Some auxiliary lemmas used in the next section. Large use of ZArith. Deserve to be properly rewritten.

  Lemma binary_value_Sn :
    forall (n:nat) (b:bool) (bv:Bvector n),
      binary_value (S n) ( b :: bv) =
      (bit_value b + 2 * binary_value n bv)%Z.

  Lemma Z_to_binary_Sn :
    forall (n:nat) (b:bool) (z:Z),
      (z >= 0)%Z ->
      Z_to_binary (S n) (bit_value b + 2 * z) = Bcons b n (Z_to_binary n z).

  Lemma binary_value_pos :
    forall (n:nat) (bv:Bvector n), (binary_value n bv >= 0)%Z.

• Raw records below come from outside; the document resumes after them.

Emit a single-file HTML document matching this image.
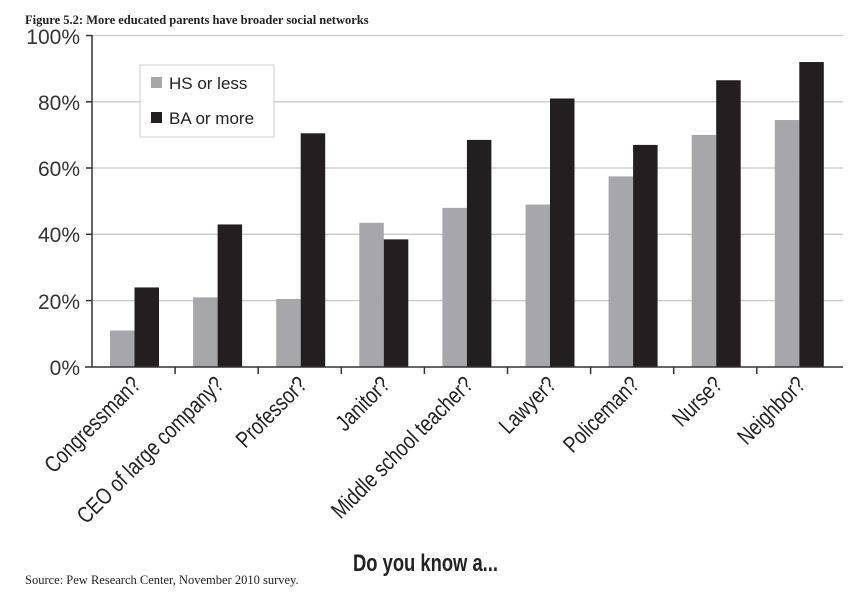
<!DOCTYPE html>
<html><head><meta charset="utf-8"><style>body{margin:0;background:#fff}</style></head><body>
<svg width="863" height="603" xmlns="http://www.w3.org/2000/svg" font-family="Liberation Sans, sans-serif">
<text x="25" y="24" font-family="Liberation Serif, serif" font-weight="bold" font-size="12.5" fill="#222">Figure 5.2: More educated parents have broader social networks</text>
<g stroke="#c8c8c8" stroke-width="1.3">
<line x1="92" x2="843" y1="35.5" y2="35.5"/><line x1="92" x2="843" y1="101.8" y2="101.8"/><line x1="92" x2="843" y1="168" y2="168"/><line x1="92" x2="843" y1="234.3" y2="234.3"/><line x1="92" x2="843" y1="300.6" y2="300.6"/>
</g>
<g font-size="21" fill="#333" text-anchor="end">
<text x="80" y="44">100%</text><text x="80" y="110">80%</text><text x="80" y="176">60%</text><text x="80" y="242">40%</text><text x="80" y="309">20%</text><text x="80" y="375">0%</text>
</g>
<g id="bars"></g>
<rect x="140" y="65" width="134" height="72" fill="#fff" stroke="#ccc"/>
<rect x="151" y="77" width="11" height="11" fill="#a7a6aa"/><text x="169" y="89" font-size="17" fill="#222">HS or less</text>
<rect x="151" y="112" width="11" height="11" fill="#231f20"/><text x="169" y="124" font-size="17" fill="#222">BA or more</text>
<g stroke="#333" stroke-width="1.5"><line x1="92" y1="35" x2="92" y2="367"/><line x1="85" y1="367" x2="843" y2="367"/>
<line x1="86" x2="92" y1="35.5" y2="35.5"/><line x1="86" x2="92" y1="101.8" y2="101.8"/><line x1="86" x2="92" y1="168" y2="168"/><line x1="86" x2="92" y1="234.3" y2="234.3"/><line x1="86" x2="92" y1="300.6" y2="300.6"/></g>
<g id="ticks" stroke="#333" stroke-width="1.5"></g>
<g id="labels" font-size="23" fill="#222" text-anchor="end"></g>
<text x="353" y="571" font-size="24" font-weight="bold" fill="#222" textLength="145" lengthAdjust="spacingAndGlyphs">Do you know a...</text>
<text x="25" y="584" font-family="Liberation Serif, serif" font-size="12.5" fill="#222">Source: Pew Research Center, November 2010 survey.</text>
<script>
var d=[["Congressman?",11,24],["CEO of large company?",21,43],["Professor?",20.5,70.5],["Janitor?",43.5,38.5],["Middle school teacher?",48,68.5],["Lawyer?",49,81],["Policeman?",57.5,67],["Nurse?",70,86.5],["Neighbor?",74.5,92]];
var ns="http://www.w3.org/2000/svg",b=document.getElementById("bars"),t=document.getElementById("ticks"),l=document.getElementById("labels");
function el(p,n,a){var e=document.createElementNS(ns,n);for(var k in a)e.setAttribute(k,a[k]);p.appendChild(e);return e;}
d.forEach(function(r,i){var x=92+i*83.1;var h1=r[1]*3.315,h2=r[2]*3.315;
el(b,"rect",{x:x+18,y:367-h1,width:24.5,height:h1,fill:"#a7a6aa"});
el(b,"rect",{x:x+42.5,y:367-h2,width:24.5,height:h2,fill:"#231f20"});
if(i<8)el(t,"line",{x1:x+83.1,x2:x+83.1,y1:367,y2:374});
var tx=el(l,"text",{x:x+50,y:386,transform:"rotate(-45 "+(x+50)+" 386)"});tx.textContent=r[0];
var w=tx.getComputedTextLength();tx.setAttribute("textLength",(w*0.80).toFixed(1));tx.setAttribute("lengthAdjust","spacingAndGlyphs");});
</script>
</svg>
</body></html>
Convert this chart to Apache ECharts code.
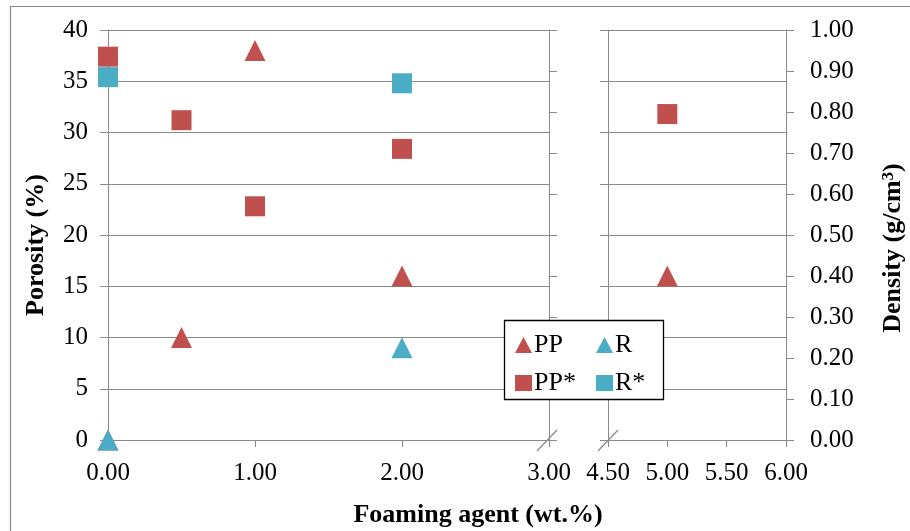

  Lemma two_compl_value_Sn :
    forall (n:nat) (bv:Bvector (S n)) (b:bool),
      two_compl_value (S n) (Bcons b (S n) bv) =
      (bit_value b + 2 * two_compl_value n bv)%Z.

  Lemma Z_to_two_compl_Sn :
    forall (n:nat) (b:bool) (z:Z),
      Z_to_two_compl (S n) (bit_value b + 2 * z) =
      Bcons b (S n) (Z_to_two_compl n z).

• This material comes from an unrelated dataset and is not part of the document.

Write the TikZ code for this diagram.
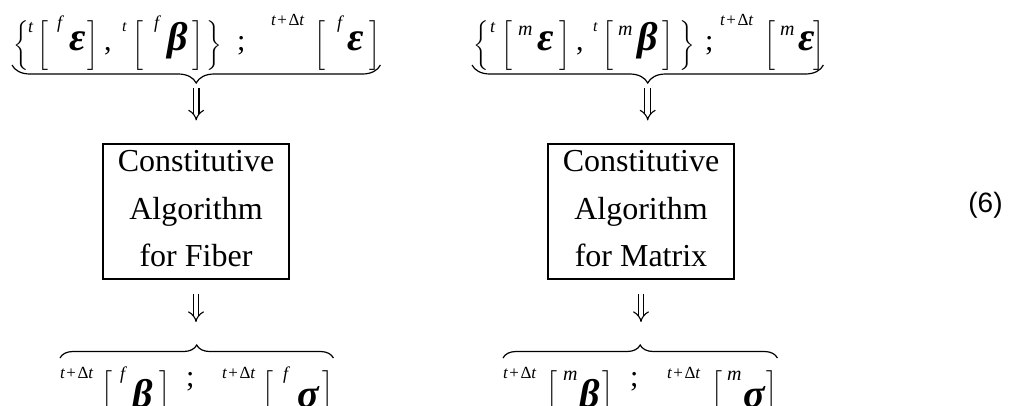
\documentclass[tikz,border=0pt]{standalone}
\usepackage{amsmath}
\usepackage{exscale}
\usepackage{fontspec}
\setmainfont{Liberation Serif}
\newfontfamily\sansf{Liberation Sans}
\usetikzlibrary{calc,decorations.pathreplacing,arrows.meta}
\delimiterfactor=1000
\delimitershortfall=0pt
\newcommand\at[2]{\rlap{\hspace*{#1pt}#2}}
\newcommand\dlm[3]{\raisebox{#3pt}{$\left#1\vcenter{\hrule height #2pt width 0pt}\right.$}}
\newcommand\gk[1]{{\fontsize{40}{40}\selectfont\bfseries\itshape #1}}
\newcommand\sps[3]{\raisebox{#2pt}{\fontsize{#1}{#1}\selectfont\itshape #3}}
\newcommand\tdt{{\fontsize{17}{17}\selectfont\itshape t\kern1.5pt\upshape+\kern1.5pt Δ\itshape t}}
\newcommand\pn[2]{\raisebox{#1pt}{\fontsize{30}{30}\selectfont #2}}
\tikzset{
  fml/.style={anchor=base west, inner sep=0pt, font=\fontsize{20}{24}\selectfont},
  box/.style={draw, line width=1.1pt, minimum width=186pt, minimum height=135pt,
    align=center, inner sep=0pt, text depth=6pt, font=\fontsize{32}{47.5}\selectfont},
  brc/.style={decorate, line width=1.2pt},
  dar/.style={double, double distance=4.5pt, line width=1.1pt, -{Implies[scale=1.5]}}
}
\begin{document}
\begin{tikzpicture}[x=1pt,y=-1pt]
\useasboundingbox (0,0) rectangle (1015,405);
% top formulas
\node[fml] (fA) at (12,50) {%
\at{1}{\dlm\{{48}{-1}}%
\at{16}{\sps{18}{18}{t}}%
\at{25}{\dlm[{45}{-1}}%
\at{45}{\sps{18}{22}{f}}%
\at{57}{\gk{ε}}%
\at{75}{\dlm]{45}{-1}}%
\at{92}{\pn{0}{,}}%
\at{110}{\sps{16}{19}{t}}%
\at{120}{\dlm[{45}{-1}}%
\at{142}{\sps{18}{22}{f}}%
\at{155}{\gk{β}}%
\at{180}{\dlm]{45}{-1}}%
\at{194}{\dlm\}{48}{-1}}%
\at{225}{\pn{0}{;}}%
\at{259}{\raisebox{25pt}{\tdt}}%
\at{302}{\dlm[{45}{-1}}%
\at{325}{\sps{18}{22}{f}}%
\at{335}{\gk{ε}}%
\at{357}{\dlm]{45}{-1}}%
\hspace*{368pt}};
\node[fml] (fB) at (472,50) {%
\at{1}{\dlm\{{48}{-1}}%
\at{18}{\sps{18}{18}{t}}%
\at{29}{\dlm[{45}{-1}}%
\at{46}{\sps{20}{15}{m}}%
\at{65}{\gk{ε}}%
\at{87}{\dlm]{45}{-1}}%
\at{104}{\pn{0}{,}}%
\at{121}{\sps{16}{19}{t}}%
\at{130}{\dlm[{45}{-1}}%
\at{146}{\sps{20}{15}{m}}%
\at{165}{\gk{β}}%
\at{190}{\dlm]{45}{-1}}%
\at{207}{\dlm\}{48}{-1}}%
\at{233}{\pn{0}{;}}%
\at{248}{\raisebox{25pt}{\tdt}}%
\at{292}{\dlm[{45}{-1}}%
\at{308}{\sps{20}{15}{m}}%
\at{326}{\gk{ε}}%
\at{341}{\dlm]{45}{-1}}%
\hspace*{351pt}};
% bottom formulas
\node[fml] (fC) at (60,407) {%
\at{0}{\raisebox{29pt}{\tdt}}%
\at{41}{\dlm[{45}{6}}%
\at{60}{\sps{18}{28}{f}}%
\at{72}{\gk{β}}%
\at{99}{\dlm]{45}{6}}%
\at{126}{\pn{20.5}{;}}%
\at{162}{\raisebox{29pt}{\tdt}}%
\at{202}{\dlm[{45}{6}}%
\at{223}{\sps{18}{28}{f}}%
\at{237}{\gk{σ}}%
\at{262}{\dlm]{45}{6}}%
\hspace*{273pt}};
\node[fml] (fD) at (503,407) {%
\at{0}{\raisebox{29pt}{\tdt}}%
\at{43}{\dlm[{45}{6}}%
\at{60}{\sps{20}{27}{m}}%
\at{76}{\gk{β}}%
\at{99}{\dlm]{45}{6}}%
\at{127}{\pn{20.5}{;}}%
\at{164}{\raisebox{29pt}{\tdt}}%
\at{208}{\dlm[{45}{6}}%
\at{224}{\sps{20}{27}{m}}%
\at{240}{\gk{σ}}%
\at{263}{\dlm]{45}{6}}%
\hspace*{274pt}};
% boxes
\node[box] (bA) at (196,211.5) {Constitutive\\Algorithm\\for Fiber};
\node[box] (bB) at (641,211.5) {Constitutive\\Algorithm\\for Matrix};
% braces
\draw[brc, decoration={brace,mirror,amplitude=18pt}] ($(fA.base west)+(0,15)$) -- ($(fA.base east)+(0,15)$);
\draw[brc, decoration={brace,mirror,amplitude=18pt}] ($(fB.base west)+(0,15)$) -- ($(fB.base east)+(0,15)$);
\draw[brc, decoration={brace,amplitude=13pt}] ($(fC.base west)+(0,-49)$) -- ($(fC.base east)+(0,-49)$);
\draw[brc, decoration={brace,amplitude=13pt}] ($(fD.base west)+(0,-49)$) -- ($(fD.base east)+(0,-49)$);
\coordinate (tA) at ($(fA.base)+(0,33)$);
\coordinate (tB) at ($(fB.base)+(0,33)$);
\coordinate (tC) at ($(fC.base)+(0,-62)$);
\coordinate (tD) at ($(fD.base)+(0,-62)$);
% arrows
\draw[dar, shorten <=5pt, shorten >=23pt] (tA) -- (tA |- bA.north);
\draw[dar, shorten <=5pt, shorten >=23pt] (tB) -- (tB |- bB.north);
\draw[dar, shorten <=14pt, shorten >=23pt] (bA.south) -- (bA.south |- tC);
\draw[dar, shorten <=14pt, shorten >=23pt] (bB.south) -- (bB.south |- tD);
% equation number
\node[font=\sansf\fontsize{28}{28}\selectfont] (eq) at (985.5,205.5) {(6)};
\end{tikzpicture}
\end{document}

  Lemma Z_to_binary_Sn_z :
    forall (n:nat) (z:Z),
      Z_to_binary (S n) z =
      Bcons (Z.odd z) n (Z_to_binary n (Z.div2 z)).

  Lemma Z_div2_value :
    forall z:Z,
      (z >= 0)%Z -> (bit_value (Z.odd z) + 2 * Z.div2 z)%Z = z.

  Lemma Pdiv2 : forall z:Z, (z >= 0)%Z -> (Z.div2 z >= 0)%Z.

  Lemma Zdiv2_two_power_nat :
    forall (z:Z) (n:nat),
      (z >= 0)%Z ->
      (z < two_power_nat (S n))%Z -> (Z.div2 z < two_power_nat n)%Z.

  Lemma Z_to_two_compl_Sn_z :
    forall (n:nat) (z:Z),
      Z_to_two_compl (S n) z =
      Bcons (Z.odd z) (S n) (Z_to_two_compl n (Zmod2 z)).

  Lemma Zeven_bit_value :
    forall z:Z, Zeven.Zeven z -> bit_value (Z.odd z) = 0%Z.

  Lemma Zodd_bit_value :
    forall z:Z, Zeven.Zodd z -> bit_value (Z.odd z) = 1%Z.

  Lemma Zge_minus_two_power_nat_S :
    forall (n:nat) (z:Z),
      (z >= - two_power_nat (S n))%Z -> (Zmod2 z >= - two_power_nat n)%Z.

  Lemma Zlt_two_power_nat_S :
    forall (n:nat) (z:Z),
      (z < two_power_nat (S n))%Z -> (Zmod2 z < two_power_nat n)%Z.



We check that the functions are reciprocal on the definition interval. This uses earlier library lemmas.

  Lemma binary_to_Z_to_binary :
    forall (n:nat) (bv:Bvector n), Z_to_binary n (binary_value n bv) = bv.

  Lemma two_compl_to_Z_to_two_compl :
    forall (n:nat) (bv:Bvector n) (b:bool),
      Z_to_two_compl n (two_compl_value n (Bcons b n bv)) = Bcons b n bv.

  Lemma Z_to_binary_to_Z :
    forall (n:nat) (z:Z),
      (z >= 0)%Z ->
      (z < two_power_nat n)%Z -> binary_value n (Z_to_binary n z) = z.

  Lemma Z_to_two_compl_to_Z :
    forall (n:nat) (z:Z),
      (z >= - two_power_nat n)%Z ->
      (z < two_power_nat n)%Z -> two_compl_value n (Z_to_two_compl n z) = z.